TASK DESCRIPTION: The listing below should be printed exactly, every line of it. Skip the pictures.

Entries with chart source code

———

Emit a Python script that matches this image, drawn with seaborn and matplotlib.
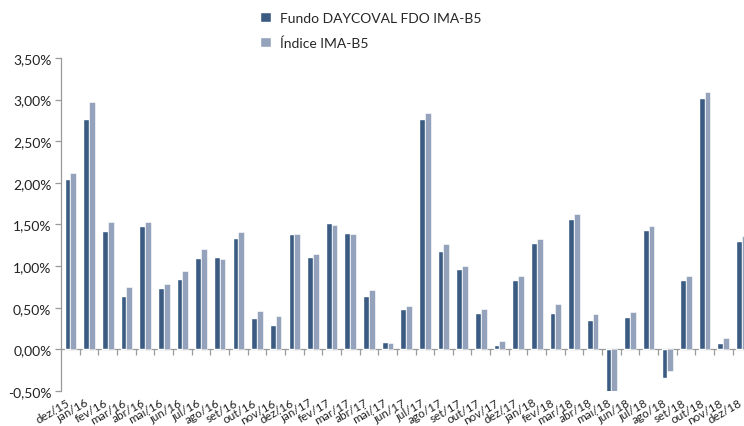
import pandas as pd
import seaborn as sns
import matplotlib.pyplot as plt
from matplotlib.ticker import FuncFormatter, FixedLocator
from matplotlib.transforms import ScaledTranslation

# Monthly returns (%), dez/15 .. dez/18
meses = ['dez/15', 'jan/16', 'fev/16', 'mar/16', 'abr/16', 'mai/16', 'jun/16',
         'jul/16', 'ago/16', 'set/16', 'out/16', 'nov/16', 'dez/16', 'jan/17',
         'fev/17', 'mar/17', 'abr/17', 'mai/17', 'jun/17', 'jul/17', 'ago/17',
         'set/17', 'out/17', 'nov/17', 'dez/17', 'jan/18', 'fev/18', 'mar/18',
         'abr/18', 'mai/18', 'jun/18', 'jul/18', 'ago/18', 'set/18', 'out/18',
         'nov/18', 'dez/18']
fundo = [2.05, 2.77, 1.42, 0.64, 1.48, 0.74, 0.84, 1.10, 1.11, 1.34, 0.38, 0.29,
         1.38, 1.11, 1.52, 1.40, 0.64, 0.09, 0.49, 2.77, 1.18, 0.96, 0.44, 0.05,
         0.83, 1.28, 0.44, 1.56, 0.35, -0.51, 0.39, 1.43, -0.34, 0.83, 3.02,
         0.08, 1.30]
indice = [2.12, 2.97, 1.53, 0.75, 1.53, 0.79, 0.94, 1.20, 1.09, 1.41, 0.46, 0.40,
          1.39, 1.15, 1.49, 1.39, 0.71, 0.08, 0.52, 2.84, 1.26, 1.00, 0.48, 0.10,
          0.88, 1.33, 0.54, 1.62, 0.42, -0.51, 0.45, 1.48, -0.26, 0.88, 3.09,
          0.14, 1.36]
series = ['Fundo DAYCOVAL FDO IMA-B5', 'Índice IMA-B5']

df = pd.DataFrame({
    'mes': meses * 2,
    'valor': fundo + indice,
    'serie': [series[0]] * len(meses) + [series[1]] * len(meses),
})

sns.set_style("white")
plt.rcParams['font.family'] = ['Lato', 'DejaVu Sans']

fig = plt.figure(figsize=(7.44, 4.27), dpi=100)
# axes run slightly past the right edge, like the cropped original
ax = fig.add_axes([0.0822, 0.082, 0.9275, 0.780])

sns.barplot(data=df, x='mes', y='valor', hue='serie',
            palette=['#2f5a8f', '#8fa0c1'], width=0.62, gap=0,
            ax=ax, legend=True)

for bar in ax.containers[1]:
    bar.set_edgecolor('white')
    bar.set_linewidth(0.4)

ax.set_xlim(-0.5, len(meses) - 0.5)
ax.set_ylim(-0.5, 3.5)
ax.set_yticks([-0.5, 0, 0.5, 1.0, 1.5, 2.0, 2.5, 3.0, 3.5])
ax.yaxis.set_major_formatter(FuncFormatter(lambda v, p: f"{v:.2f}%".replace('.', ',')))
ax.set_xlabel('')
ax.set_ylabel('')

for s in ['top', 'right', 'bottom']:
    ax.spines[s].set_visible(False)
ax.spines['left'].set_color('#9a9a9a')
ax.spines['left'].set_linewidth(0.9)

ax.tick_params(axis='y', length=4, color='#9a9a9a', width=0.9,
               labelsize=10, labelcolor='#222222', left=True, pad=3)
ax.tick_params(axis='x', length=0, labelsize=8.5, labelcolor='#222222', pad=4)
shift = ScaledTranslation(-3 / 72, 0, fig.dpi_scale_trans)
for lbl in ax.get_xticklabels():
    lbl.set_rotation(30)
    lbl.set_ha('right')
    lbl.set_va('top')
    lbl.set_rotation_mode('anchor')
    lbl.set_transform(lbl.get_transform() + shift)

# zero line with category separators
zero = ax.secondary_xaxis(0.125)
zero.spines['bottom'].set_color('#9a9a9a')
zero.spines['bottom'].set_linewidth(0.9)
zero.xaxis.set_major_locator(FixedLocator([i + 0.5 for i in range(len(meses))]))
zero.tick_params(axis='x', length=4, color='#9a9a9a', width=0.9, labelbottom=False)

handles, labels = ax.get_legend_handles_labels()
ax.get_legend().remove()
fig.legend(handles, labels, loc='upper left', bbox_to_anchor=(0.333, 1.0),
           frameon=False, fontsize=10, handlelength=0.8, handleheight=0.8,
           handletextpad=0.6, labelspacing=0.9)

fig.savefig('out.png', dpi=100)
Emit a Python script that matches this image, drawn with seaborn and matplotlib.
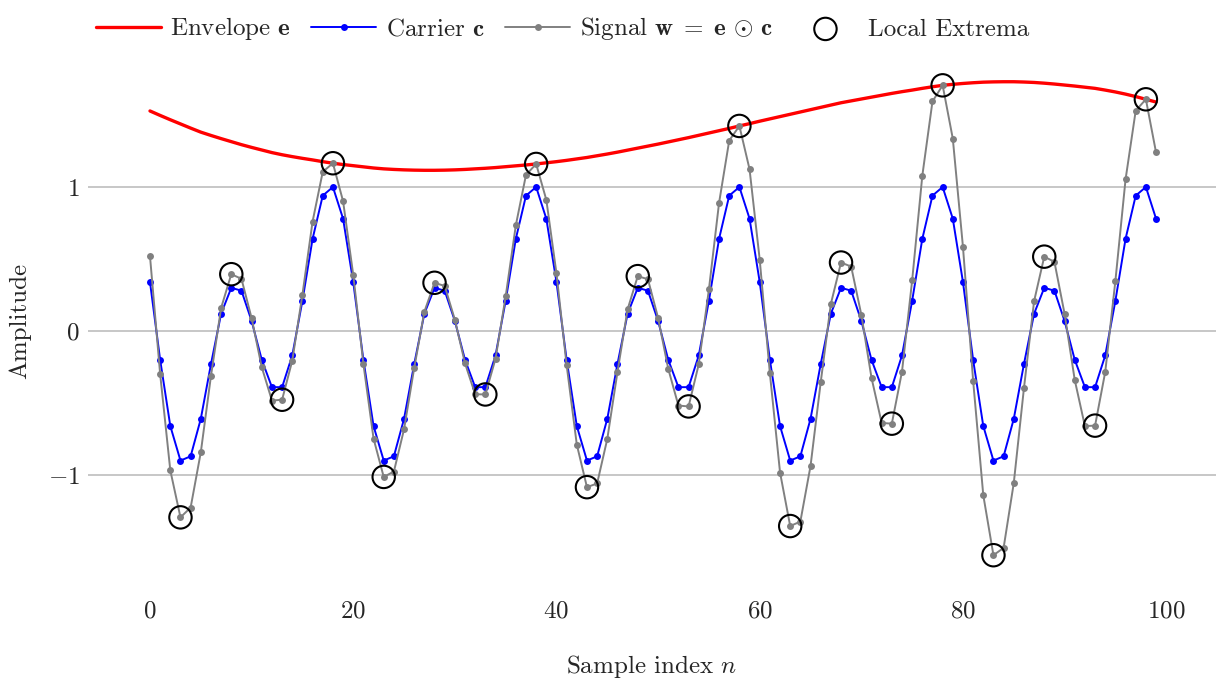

———

ANSWER TO THE TASK:
Emit a Python script that matches this image, drawn with seaborn and matplotlib.
import pandas as pd
import seaborn as sns
import matplotlib.pyplot as plt
from matplotlib.ticker import FuncFormatter, FixedLocator
from matplotlib.transforms import ScaledTranslation

# Monthly returns (%), dez/15 .. dez/18
meses = ['dez/15', 'jan/16', 'fev/16', 'mar/16', 'abr/16', 'mai/16', 'jun/16',
         'jul/16', 'ago/16', 'set/16', 'out/16', 'nov/16', 'dez/16', 'jan/17',
         'fev/17', 'mar/17', 'abr/17', 'mai/17', 'jun/17', 'jul/17', 'ago/17',
         'set/17', 'out/17', 'nov/17', 'dez/17', 'jan/18', 'fev/18', 'mar/18',
         'abr/18', 'mai/18', 'jun/18', 'jul/18', 'ago/18', 'set/18', 'out/18',
         'nov/18', 'dez/18']
fundo = [2.05, 2.77, 1.42, 0.64, 1.48, 0.74, 0.84, 1.10, 1.11, 1.34, 0.38, 0.29,
         1.38, 1.11, 1.52, 1.40, 0.64, 0.09, 0.49, 2.77, 1.18, 0.96, 0.44, 0.05,
         0.83, 1.28, 0.44, 1.56, 0.35, -0.51, 0.39, 1.43, -0.34, 0.83, 3.02,
         0.08, 1.30]
indice = [2.12, 2.97, 1.53, 0.75, 1.53, 0.79, 0.94, 1.20, 1.09, 1.41, 0.46, 0.40,
          1.39, 1.15, 1.49, 1.39, 0.71, 0.08, 0.52, 2.84, 1.26, 1.00, 0.48, 0.10,
          0.88, 1.33, 0.54, 1.62, 0.42, -0.51, 0.45, 1.48, -0.26, 0.88, 3.09,
          0.14, 1.36]
series = ['Fundo DAYCOVAL FDO IMA-B5', 'Índice IMA-B5']

df = pd.DataFrame({
    'mes': meses * 2,
    'valor': fundo + indice,
    'serie': [series[0]] * len(meses) + [series[1]] * len(meses),
})

sns.set_style("white")
plt.rcParams['font.family'] = ['Lato', 'DejaVu Sans']

fig = plt.figure(figsize=(7.44, 4.27), dpi=100)
# axes run slightly past the right edge, like the cropped original
ax = fig.add_axes([0.0822, 0.082, 0.9275, 0.780])

sns.barplot(data=df, x='mes', y='valor', hue='serie',
            palette=['#2f5a8f', '#8fa0c1'], width=0.62, gap=0,
            ax=ax, legend=True)

for bar in ax.containers[1]:
    bar.set_edgecolor('white')
    bar.set_linewidth(0.4)

ax.set_xlim(-0.5, len(meses) - 0.5)
ax.set_ylim(-0.5, 3.5)
ax.set_yticks([-0.5, 0, 0.5, 1.0, 1.5, 2.0, 2.5, 3.0, 3.5])
ax.yaxis.set_major_formatter(FuncFormatter(lambda v, p: f"{v:.2f}%".replace('.', ',')))
ax.set_xlabel('')
ax.set_ylabel('')

for s in ['top', 'right', 'bottom']:
    ax.spines[s].set_visible(False)
ax.spines['left'].set_color('#9a9a9a')
ax.spines['left'].set_linewidth(0.9)

ax.tick_params(axis='y', length=4, color='#9a9a9a', width=0.9,
               labelsize=10, labelcolor='#222222', left=True, pad=3)
ax.tick_params(axis='x', length=0, labelsize=8.5, labelcolor='#222222', pad=4)
shift = ScaledTranslation(-3 / 72, 0, fig.dpi_scale_trans)
for lbl in ax.get_xticklabels():
    lbl.set_rotation(30)
    lbl.set_ha('right')
    lbl.set_va('top')
    lbl.set_rotation_mode('anchor')
    lbl.set_transform(lbl.get_transform() + shift)

# zero line with category separators
zero = ax.secondary_xaxis(0.125)
zero.spines['bottom'].set_color('#9a9a9a')
zero.spines['bottom'].set_linewidth(0.9)
zero.xaxis.set_major_locator(FixedLocator([i + 0.5 for i in range(len(meses))]))
zero.tick_params(axis='x', length=4, color='#9a9a9a', width=0.9, labelbottom=False)

handles, labels = ax.get_legend_handles_labels()
ax.get_legend().remove()
fig.legend(handles, labels, loc='upper left', bbox_to_anchor=(0.333, 1.0),
           frameon=False, fontsize=10, handlelength=0.8, handleheight=0.8,
           handletextpad=0.6, labelspacing=0.9)

fig.savefig('out.png', dpi=100)
Emit a Python script that matches this image, drawn with seaborn and matplotlib.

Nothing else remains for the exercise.